Des alternatives au plastique
Depuis le 12 juin dernier, la coalition a commencé son travail de sensibilisation à travers une série de 20 capsules où l’on découvre, via des témoignages, les multiples méfaits du sachet en plastique sur la santé et l’environnement. Ces capsules sont diffusées sur le web et à la télévision. Un guide des alternatives du sac en plastique a également été édité, notamment sur le site zeromika.ma, à l’attention des consommateurs et des commerçants. On découvre par exemple que l’on peut utiliser des paniers en palmier ou en osier pour une grande quantité d’éléments, le sac en papier pour les fruits et le pain ou encore des sacs en tissu, les bocaux, les bouteilles en verre et tupperwares notamment pour le poisson. «Le panier en palmier ou en osier a l’avantage d’être un produit traditionnel et artisanal marocain encourageant le travail des coopératives. Il est ancré dans le patrimoine culturel marocain et demeure très populaire, de génération en génération», souligne Kamal Lahbib.
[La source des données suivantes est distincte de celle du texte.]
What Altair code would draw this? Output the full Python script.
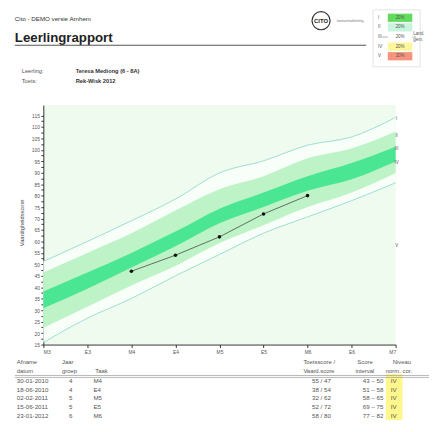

Quant à l’arsenal juridique, les choses sont claires. Dès ce 1er juillet, la loi 77-15 va entrer en vigueur. Une loi qui interdit toute production, importation, exportation, commercialisation et utilisation de sacs en plastique destinés à l’emballage. Consommateurs, grandes surfaces, industriels du secteur du plastique : tout le monde doit se conformer à cette nouvelle loi. Le ministère de l’industrie a mis en place une stratégie pour remplacer les sacs en plastique par des sachets plus écolos. Les grandes surfaces proposeront ainsi des emballages de substitution à leur clientèle. L’Etat consacre également une enveloppe de 200 millions de DH pour aider la filière plasturgie à opérer sa reconversion. L’informel, important dans le secteur des sacs en plastique, est selon le ministère de tutelle également pris en considération. Une reconversion qui reste à démontrer pour les petites structures informelles qui n’ont pas nécessairement les moyens de passer à une activité de substitution. Idem pour ces revendeurs de «mika» qui travaillent également dans l’informel et qui vivent depuis des semaines dans la crainte de perdre leur emploi.